## What you need to do
Omit pictures and quote the listing below line by line, from its start through the line that holds "const money = v".

## Dataset section
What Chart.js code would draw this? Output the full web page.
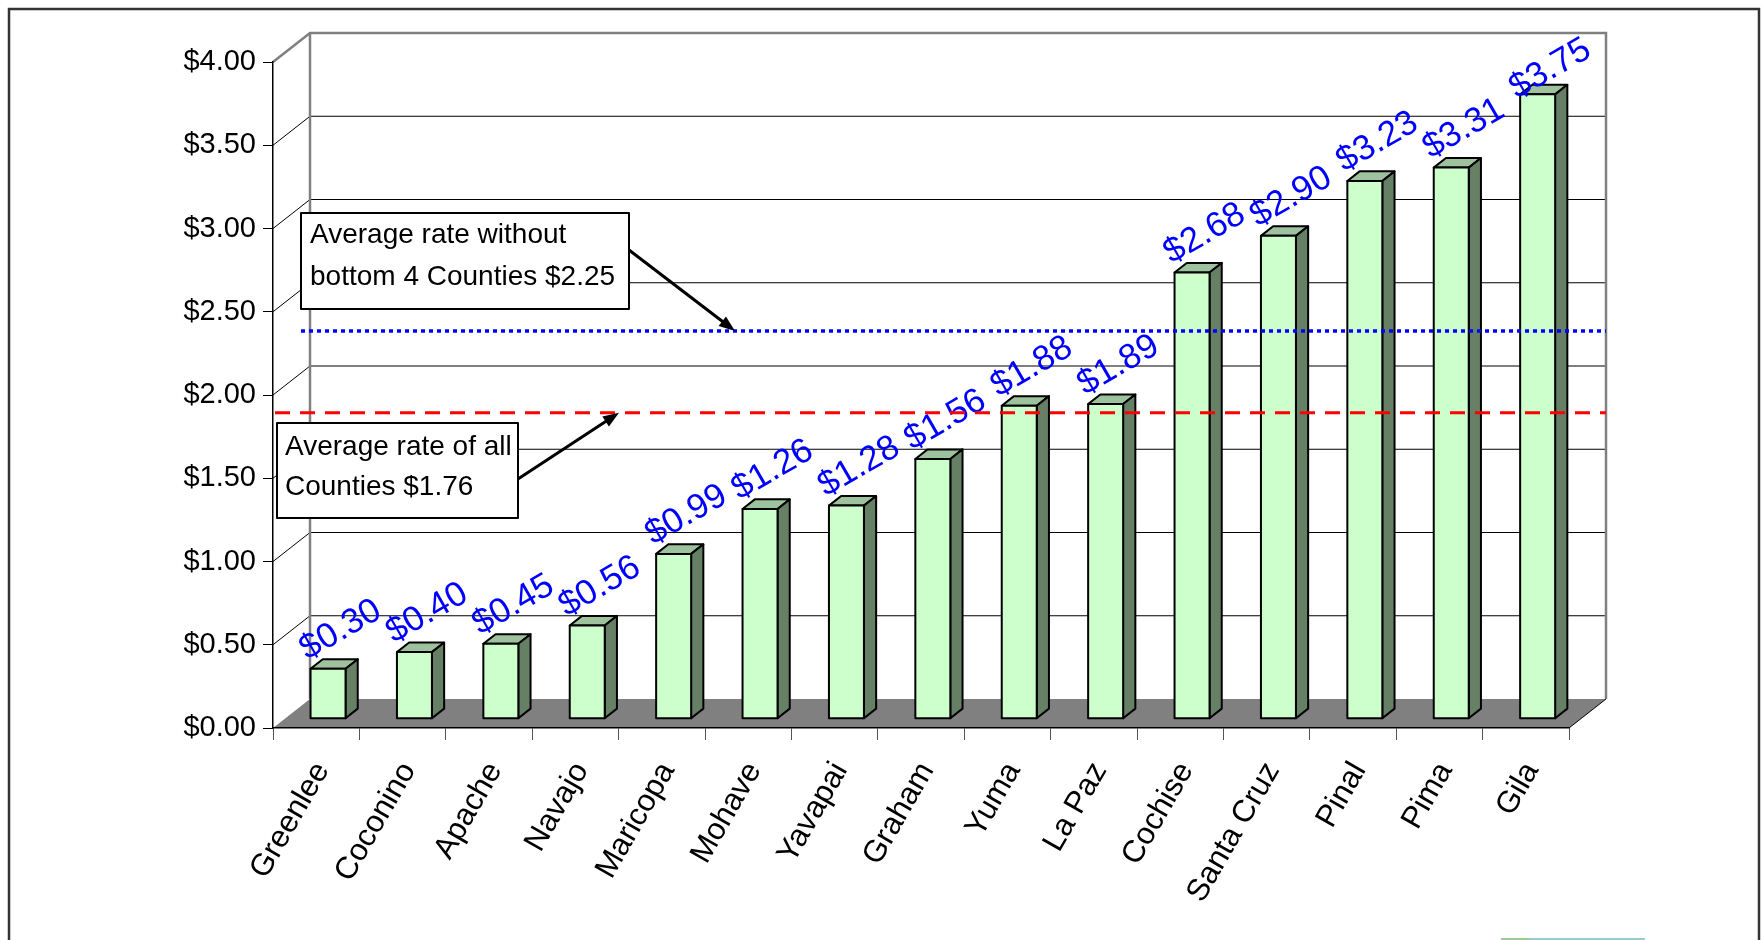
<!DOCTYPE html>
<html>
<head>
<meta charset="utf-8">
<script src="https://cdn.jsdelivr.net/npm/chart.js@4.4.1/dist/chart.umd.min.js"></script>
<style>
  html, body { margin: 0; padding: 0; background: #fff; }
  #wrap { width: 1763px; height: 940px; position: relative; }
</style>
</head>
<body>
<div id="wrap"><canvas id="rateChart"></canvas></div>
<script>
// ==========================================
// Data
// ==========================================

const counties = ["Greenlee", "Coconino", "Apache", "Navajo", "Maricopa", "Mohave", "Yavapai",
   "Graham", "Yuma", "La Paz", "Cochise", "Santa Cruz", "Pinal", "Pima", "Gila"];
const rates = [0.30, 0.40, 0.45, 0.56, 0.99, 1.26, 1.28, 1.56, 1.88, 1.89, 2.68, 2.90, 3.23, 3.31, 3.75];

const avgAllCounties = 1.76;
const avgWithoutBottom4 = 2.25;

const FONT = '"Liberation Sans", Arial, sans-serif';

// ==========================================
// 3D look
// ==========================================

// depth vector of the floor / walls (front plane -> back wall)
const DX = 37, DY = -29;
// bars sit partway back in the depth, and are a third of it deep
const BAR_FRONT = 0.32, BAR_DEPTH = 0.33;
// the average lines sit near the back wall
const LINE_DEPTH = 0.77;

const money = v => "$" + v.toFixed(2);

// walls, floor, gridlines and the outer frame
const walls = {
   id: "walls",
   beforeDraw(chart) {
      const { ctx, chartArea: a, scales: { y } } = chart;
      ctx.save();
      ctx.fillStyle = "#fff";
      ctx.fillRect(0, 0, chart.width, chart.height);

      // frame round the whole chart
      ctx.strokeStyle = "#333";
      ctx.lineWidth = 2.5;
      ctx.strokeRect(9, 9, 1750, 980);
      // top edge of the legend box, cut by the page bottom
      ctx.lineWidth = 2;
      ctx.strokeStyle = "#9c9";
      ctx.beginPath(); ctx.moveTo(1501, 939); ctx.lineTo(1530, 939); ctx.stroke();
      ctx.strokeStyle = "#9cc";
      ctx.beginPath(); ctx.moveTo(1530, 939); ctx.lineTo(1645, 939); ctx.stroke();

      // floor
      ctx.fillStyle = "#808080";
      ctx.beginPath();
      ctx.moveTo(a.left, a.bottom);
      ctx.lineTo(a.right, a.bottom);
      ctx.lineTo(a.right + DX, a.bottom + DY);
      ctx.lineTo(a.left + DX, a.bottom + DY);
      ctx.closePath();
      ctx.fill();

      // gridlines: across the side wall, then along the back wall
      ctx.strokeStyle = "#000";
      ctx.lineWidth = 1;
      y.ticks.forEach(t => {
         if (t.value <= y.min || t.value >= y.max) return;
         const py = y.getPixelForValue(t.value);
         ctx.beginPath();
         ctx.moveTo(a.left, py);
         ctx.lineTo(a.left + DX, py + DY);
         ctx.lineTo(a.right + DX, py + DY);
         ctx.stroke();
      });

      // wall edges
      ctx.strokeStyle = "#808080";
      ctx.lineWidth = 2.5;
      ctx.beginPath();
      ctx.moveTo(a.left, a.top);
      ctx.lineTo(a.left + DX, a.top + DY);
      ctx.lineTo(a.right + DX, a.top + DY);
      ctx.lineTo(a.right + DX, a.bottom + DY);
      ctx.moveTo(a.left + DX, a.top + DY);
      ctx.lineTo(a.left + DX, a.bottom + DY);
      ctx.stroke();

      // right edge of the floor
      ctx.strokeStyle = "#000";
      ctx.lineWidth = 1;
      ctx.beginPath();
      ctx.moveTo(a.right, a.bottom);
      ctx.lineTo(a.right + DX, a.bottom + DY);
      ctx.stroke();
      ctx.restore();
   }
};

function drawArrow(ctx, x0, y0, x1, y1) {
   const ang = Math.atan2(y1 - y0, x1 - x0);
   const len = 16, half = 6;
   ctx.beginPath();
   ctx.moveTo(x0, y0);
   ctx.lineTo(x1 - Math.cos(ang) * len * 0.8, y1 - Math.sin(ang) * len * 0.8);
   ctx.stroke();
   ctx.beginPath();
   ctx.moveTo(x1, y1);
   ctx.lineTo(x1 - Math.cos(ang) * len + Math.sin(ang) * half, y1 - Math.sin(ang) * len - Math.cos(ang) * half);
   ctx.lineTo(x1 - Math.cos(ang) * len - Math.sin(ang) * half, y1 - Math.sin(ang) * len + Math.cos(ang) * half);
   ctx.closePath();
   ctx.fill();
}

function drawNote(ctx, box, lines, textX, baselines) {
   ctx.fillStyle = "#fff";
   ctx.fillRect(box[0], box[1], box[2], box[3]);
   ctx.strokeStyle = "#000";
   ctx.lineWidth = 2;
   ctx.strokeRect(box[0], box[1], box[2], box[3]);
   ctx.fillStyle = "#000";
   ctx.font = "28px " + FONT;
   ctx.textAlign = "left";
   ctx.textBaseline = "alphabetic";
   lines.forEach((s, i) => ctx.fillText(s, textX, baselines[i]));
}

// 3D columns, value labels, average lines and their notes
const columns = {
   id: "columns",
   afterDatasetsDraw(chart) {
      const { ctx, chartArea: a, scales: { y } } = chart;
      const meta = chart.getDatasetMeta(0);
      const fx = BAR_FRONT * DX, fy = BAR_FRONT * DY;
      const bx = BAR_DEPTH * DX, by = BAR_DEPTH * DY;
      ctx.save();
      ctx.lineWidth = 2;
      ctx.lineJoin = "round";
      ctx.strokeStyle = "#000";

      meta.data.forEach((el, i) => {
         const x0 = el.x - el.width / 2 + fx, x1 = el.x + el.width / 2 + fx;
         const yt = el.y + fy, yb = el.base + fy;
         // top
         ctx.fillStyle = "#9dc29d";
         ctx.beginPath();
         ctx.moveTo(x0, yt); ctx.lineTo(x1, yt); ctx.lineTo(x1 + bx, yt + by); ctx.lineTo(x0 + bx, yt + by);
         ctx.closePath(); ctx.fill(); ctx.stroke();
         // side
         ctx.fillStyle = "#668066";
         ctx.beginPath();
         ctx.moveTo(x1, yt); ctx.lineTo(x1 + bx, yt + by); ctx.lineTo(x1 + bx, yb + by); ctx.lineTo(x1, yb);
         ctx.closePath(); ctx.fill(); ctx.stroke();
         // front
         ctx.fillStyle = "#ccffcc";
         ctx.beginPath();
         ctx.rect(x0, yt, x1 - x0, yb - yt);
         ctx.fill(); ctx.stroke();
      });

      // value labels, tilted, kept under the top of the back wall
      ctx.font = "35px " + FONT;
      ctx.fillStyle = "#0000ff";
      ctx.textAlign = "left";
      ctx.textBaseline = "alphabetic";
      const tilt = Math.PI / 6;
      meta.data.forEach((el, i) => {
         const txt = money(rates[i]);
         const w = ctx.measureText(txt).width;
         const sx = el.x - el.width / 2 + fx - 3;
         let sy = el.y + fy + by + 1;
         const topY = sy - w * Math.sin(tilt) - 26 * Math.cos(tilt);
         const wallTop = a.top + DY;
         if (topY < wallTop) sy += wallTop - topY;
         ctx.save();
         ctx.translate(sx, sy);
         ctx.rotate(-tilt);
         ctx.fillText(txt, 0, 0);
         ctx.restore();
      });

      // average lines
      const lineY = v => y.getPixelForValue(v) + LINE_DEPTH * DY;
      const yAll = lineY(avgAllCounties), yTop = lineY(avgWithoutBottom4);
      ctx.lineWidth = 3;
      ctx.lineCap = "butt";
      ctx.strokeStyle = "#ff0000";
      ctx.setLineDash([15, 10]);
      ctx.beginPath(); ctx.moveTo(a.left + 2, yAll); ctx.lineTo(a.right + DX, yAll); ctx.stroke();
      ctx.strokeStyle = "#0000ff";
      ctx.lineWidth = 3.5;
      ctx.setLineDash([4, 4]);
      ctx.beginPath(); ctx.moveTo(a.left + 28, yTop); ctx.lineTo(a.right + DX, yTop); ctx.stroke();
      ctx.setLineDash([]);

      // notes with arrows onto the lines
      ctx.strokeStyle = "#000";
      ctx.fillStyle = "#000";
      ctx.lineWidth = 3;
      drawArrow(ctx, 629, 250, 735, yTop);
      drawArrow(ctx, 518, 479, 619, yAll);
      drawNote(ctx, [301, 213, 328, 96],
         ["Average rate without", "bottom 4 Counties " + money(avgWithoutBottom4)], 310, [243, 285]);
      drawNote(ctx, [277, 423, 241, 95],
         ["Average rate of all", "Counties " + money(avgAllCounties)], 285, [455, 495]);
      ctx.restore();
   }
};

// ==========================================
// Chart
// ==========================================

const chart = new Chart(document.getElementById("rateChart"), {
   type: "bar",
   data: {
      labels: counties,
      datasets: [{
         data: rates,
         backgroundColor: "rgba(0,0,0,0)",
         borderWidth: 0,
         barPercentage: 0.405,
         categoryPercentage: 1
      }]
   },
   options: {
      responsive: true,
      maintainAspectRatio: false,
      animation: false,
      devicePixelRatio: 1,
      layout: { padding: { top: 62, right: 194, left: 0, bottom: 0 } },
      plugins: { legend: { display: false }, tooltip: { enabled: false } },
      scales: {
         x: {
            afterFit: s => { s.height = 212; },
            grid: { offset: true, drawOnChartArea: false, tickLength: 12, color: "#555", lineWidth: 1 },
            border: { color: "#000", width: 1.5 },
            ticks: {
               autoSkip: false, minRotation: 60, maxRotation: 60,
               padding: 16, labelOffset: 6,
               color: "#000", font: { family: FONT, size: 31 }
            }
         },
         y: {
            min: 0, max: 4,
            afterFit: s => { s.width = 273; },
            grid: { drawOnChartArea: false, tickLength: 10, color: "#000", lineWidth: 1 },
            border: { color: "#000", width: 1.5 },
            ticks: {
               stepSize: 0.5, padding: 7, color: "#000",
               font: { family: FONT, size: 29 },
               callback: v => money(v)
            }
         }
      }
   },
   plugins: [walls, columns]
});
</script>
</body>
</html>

## Full response
What Chart.js code would draw this? Output the full web page.
<!DOCTYPE html>
<html>
<head>
<meta charset="utf-8">
<script src="https://cdn.jsdelivr.net/npm/chart.js@4.4.1/dist/chart.umd.min.js"></script>
<style>
  html, body { margin: 0; padding: 0; background: #fff; }
  #wrap { width: 1763px; height: 940px; position: relative; }
</style>
</head>
<body>
<div id="wrap"><canvas id="rateChart"></canvas></div>
<script>
// ==========================================
// Data
// ==========================================

const counties = ["Greenlee", "Coconino", "Apache", "Navajo", "Maricopa", "Mohave", "Yavapai",
   "Graham", "Yuma", "La Paz", "Cochise", "Santa Cruz", "Pinal", "Pima", "Gila"];
const rates = [0.30, 0.40, 0.45, 0.56, 0.99, 1.26, 1.28, 1.56, 1.88, 1.89, 2.68, 2.90, 3.23, 3.31, 3.75];

const avgAllCounties = 1.76;
const avgWithoutBottom4 = 2.25;

const FONT = '"Liberation Sans", Arial, sans-serif';

// ==========================================
// 3D look
// ==========================================

// depth vector of the floor / walls (front plane -> back wall)
const DX = 37, DY = -29;
// bars sit partway back in the depth, and are a third of it deep
const BAR_FRONT = 0.32, BAR_DEPTH = 0.33;
// the average lines sit near the back wall
const LINE_DEPTH = 0.77;

const money = v => "$" + v.toFixed(2);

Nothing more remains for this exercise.